**Your instructions:**
Copy the listing below in full and skip every picture.
****************
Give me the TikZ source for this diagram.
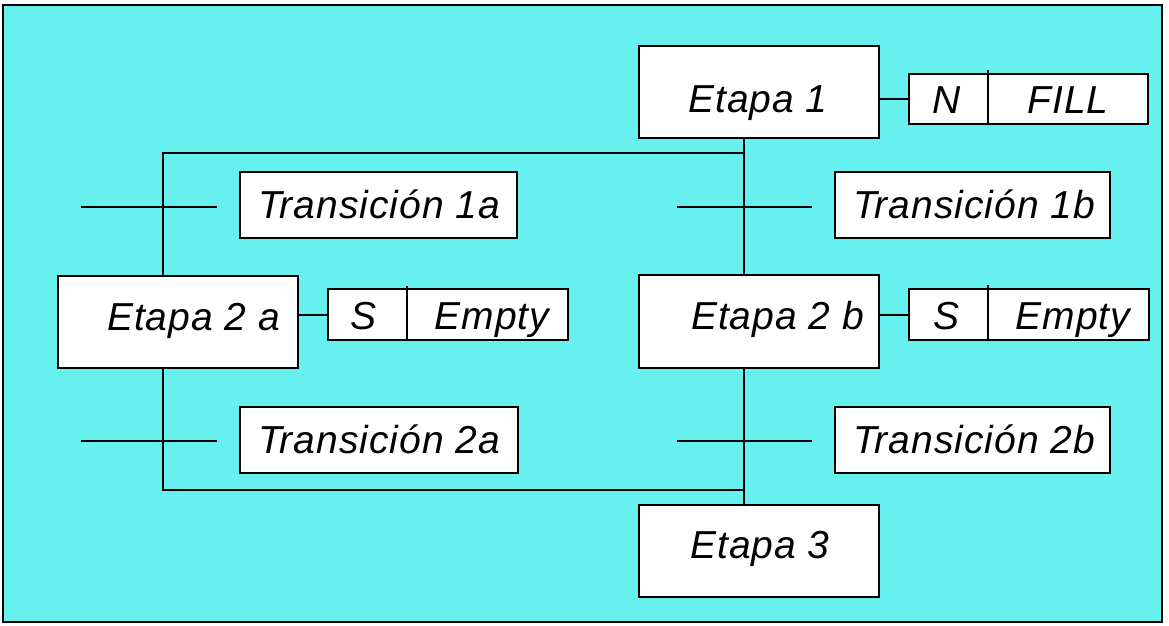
\documentclass[tikz,border=0pt]{standalone}
\usepackage{fontspec}
\setmainfont{Liberation Sans}[LetterSpace=2.5]
\definecolor{bgcyan}{RGB}{102,240,238}
\begin{document}
\begin{tikzpicture}[x=1pt,y=-1pt,line width=2.2pt,
  box/.style={draw,fill=white,line width=2.2pt,inner sep=0pt,anchor=north west},
  lbl/.style={inner sep=0pt,anchor=base,font=\fontsize{39}{44}\selectfont\itshape},
  thin/.style={line width=1.8pt}]
\useasboundingbox (0,0) rectangle (1169,625);
\draw[fill=bgcyan] (3,5) rectangle (1162,622);
% boxes
\node[box,minimum width=240pt,minimum height=92pt] (e1) at (638,45) {};
\node[box,minimum width=239pt,minimum height=50pt] (a1) at (908,73) {};
\node[box,minimum width=277pt,minimum height=66pt] (t1a) at (239,171) {};
\node[box,minimum width=275pt,minimum height=66pt] (t1b) at (834,171) {};
\node[box,minimum width=240pt,minimum height=92pt] (e2a) at (57,275) {};
\node[box,minimum width=240pt,minimum height=51pt] (a2a) at (327,288) {};
\node[box,minimum width=240pt,minimum height=93pt] (e2b) at (638,274) {};
\node[box,minimum width=240pt,minimum height=51pt] (a2b) at (908,288) {};
\node[box,minimum width=278pt,minimum height=66pt] (t2a) at (239,406) {};
\node[box,minimum width=275pt,minimum height=66pt] (t2b) at (834,406) {};
\node[box,minimum width=240pt,minimum height=92pt] (e3) at (638,504) {};
% junctions
\coordinate (j1) at (744,153);
\coordinate (j2) at (163,153);
\coordinate (j3) at (163,490);
\coordinate (j4) at (744,490);
% connectors
\draw (e1.south -| j1) -- (e2b.north -| j1);
\draw (j1) -- (j2) -- (e2a.north -| j2);
\draw (e2a.south -| j3) -- (j3) -- (j4);
\draw (e2b.south -| j4) -- (e3.north -| j4);
\draw (a1.west) -- (a1.west -| e1.east);
\draw (a2a.west) -- (a2a.west -| e2a.east);
\draw (a2b.west) -- (a2b.west -| e2b.east);
% transition bars
\coordinate (b1l) at (81,207); \coordinate (b1r) at (217,207);
\coordinate (b2l) at (677,207); \coordinate (b2r) at (812,207);
\coordinate (b3l) at (81,441); \coordinate (b3r) at (217,441);
\coordinate (b4l) at (677,441); \coordinate (b4r) at (812,441);
\draw (b1l) -- (b1r);
\draw (b2l) -- (b2r);
\draw (b3l) -- (b3r);
\draw (b4l) -- (b4r);
% dividers
\coordinate (d1) at (988,70);
\coordinate (d2) at (407,286);
\coordinate (d3) at (988,285);
\draw[thin] (d1) -- (d1 |- a1.south);
\draw[thin] (d2) -- (407,341);
\draw[thin] (d3) -- (988,341);
% labels
\node[lbl] (le1) at (758,112) {Etapa 1};
\node[lbl,anchor=base east] (le2a) at (281,330) {Etapa 2 a};
\node[lbl,anchor=base east] (le2b) at (865,329) {Etapa 2 b};
\node[lbl] (le3) at (760,558) {Etapa 3};
\node[lbl] (lt1a) at (379,218) {Transición 1a};
\node[lbl] (lt1b) at (974,218) {Transición 1b};
\node[lbl] (lt2a) at (379,453) {Transición 2a};
\node[lbl] (lt2b) at (974,453) {Transición 2b};
\node[lbl] (ln) at (947,113) {N};
\node[lbl] (lfill) at (1068,113) {FILL};
\node[lbl] (ls1) at (364,329) {S};
\node[lbl] (lem1) at (492,329) {Empty};
\node[lbl] (ls2) at (946,329) {S};
\node[lbl] (lem2) at (1073,329) {Empty};
\end{tikzpicture}
\end{document}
****************
**Response to the exercise:**
Give me the TikZ source for this diagram.
\documentclass[tikz,border=0pt]{standalone}
\usepackage{fontspec}
\setmainfont{Liberation Sans}[LetterSpace=2.5]
\definecolor{bgcyan}{RGB}{102,240,238}
\begin{document}
\begin{tikzpicture}[x=1pt,y=-1pt,line width=2.2pt,
  box/.style={draw,fill=white,line width=2.2pt,inner sep=0pt,anchor=north west},
  lbl/.style={inner sep=0pt,anchor=base,font=\fontsize{39}{44}\selectfont\itshape},
  thin/.style={line width=1.8pt}]
\useasboundingbox (0,0) rectangle (1169,625);
\draw[fill=bgcyan] (3,5) rectangle (1162,622);
% boxes
\node[box,minimum width=240pt,minimum height=92pt] (e1) at (638,45) {};
\node[box,minimum width=239pt,minimum height=50pt] (a1) at (908,73) {};
\node[box,minimum width=277pt,minimum height=66pt] (t1a) at (239,171) {};
\node[box,minimum width=275pt,minimum height=66pt] (t1b) at (834,171) {};
\node[box,minimum width=240pt,minimum height=92pt] (e2a) at (57,275) {};
\node[box,minimum width=240pt,minimum height=51pt] (a2a) at (327,288) {};
\node[box,minimum width=240pt,minimum height=93pt] (e2b) at (638,274) {};
\node[box,minimum width=240pt,minimum height=51pt] (a2b) at (908,288) {};
\node[box,minimum width=278pt,minimum height=66pt] (t2a) at (239,406) {};
\node[box,minimum width=275pt,minimum height=66pt] (t2b) at (834,406) {};
\node[box,minimum width=240pt,minimum height=92pt] (e3) at (638,504) {};
% junctions
\coordinate (j1) at (744,153);
\coordinate (j2) at (163,153);
\coordinate (j3) at (163,490);
\coordinate (j4) at (744,490);
% connectors
\draw (e1.south -| j1) -- (e2b.north -| j1);
\draw (j1) -- (j2) -- (e2a.north -| j2);
\draw (e2a.south -| j3) -- (j3) -- (j4);
\draw (e2b.south -| j4) -- (e3.north -| j4);
\draw (a1.west) -- (a1.west -| e1.east);
\draw (a2a.west) -- (a2a.west -| e2a.east);
\draw (a2b.west) -- (a2b.west -| e2b.east);
% transition bars
\coordinate (b1l) at (81,207); \coordinate (b1r) at (217,207);
\coordinate (b2l) at (677,207); \coordinate (b2r) at (812,207);
\coordinate (b3l) at (81,441); \coordinate (b3r) at (217,441);
\coordinate (b4l) at (677,441); \coordinate (b4r) at (812,441);
\draw (b1l) -- (b1r);
\draw (b2l) -- (b2r);
\draw (b3l) -- (b3r);
\draw (b4l) -- (b4r);
% dividers
\coordinate (d1) at (988,70);
\coordinate (d2) at (407,286);
\coordinate (d3) at (988,285);
\draw[thin] (d1) -- (d1 |- a1.south);
\draw[thin] (d2) -- (407,341);
\draw[thin] (d3) -- (988,341);
% labels
\node[lbl] (le1) at (758,112) {Etapa 1};
\node[lbl,anchor=base east] (le2a) at (281,330) {Etapa 2 a};
\node[lbl,anchor=base east] (le2b) at (865,329) {Etapa 2 b};
\node[lbl] (le3) at (760,558) {Etapa 3};
\node[lbl] (lt1a) at (379,218) {Transición 1a};
\node[lbl] (lt1b) at (974,218) {Transición 1b};
\node[lbl] (lt2a) at (379,453) {Transición 2a};
\node[lbl] (lt2b) at (974,453) {Transición 2b};
\node[lbl] (ln) at (947,113) {N};
\node[lbl] (lfill) at (1068,113) {FILL};
\node[lbl] (ls1) at (364,329) {S};
\node[lbl] (lem1) at (492,329) {Empty};
\node[lbl] (ls2) at (946,329) {S};
\node[lbl] (lem2) at (1073,329) {Empty};
\end{tikzpicture}
\end{document}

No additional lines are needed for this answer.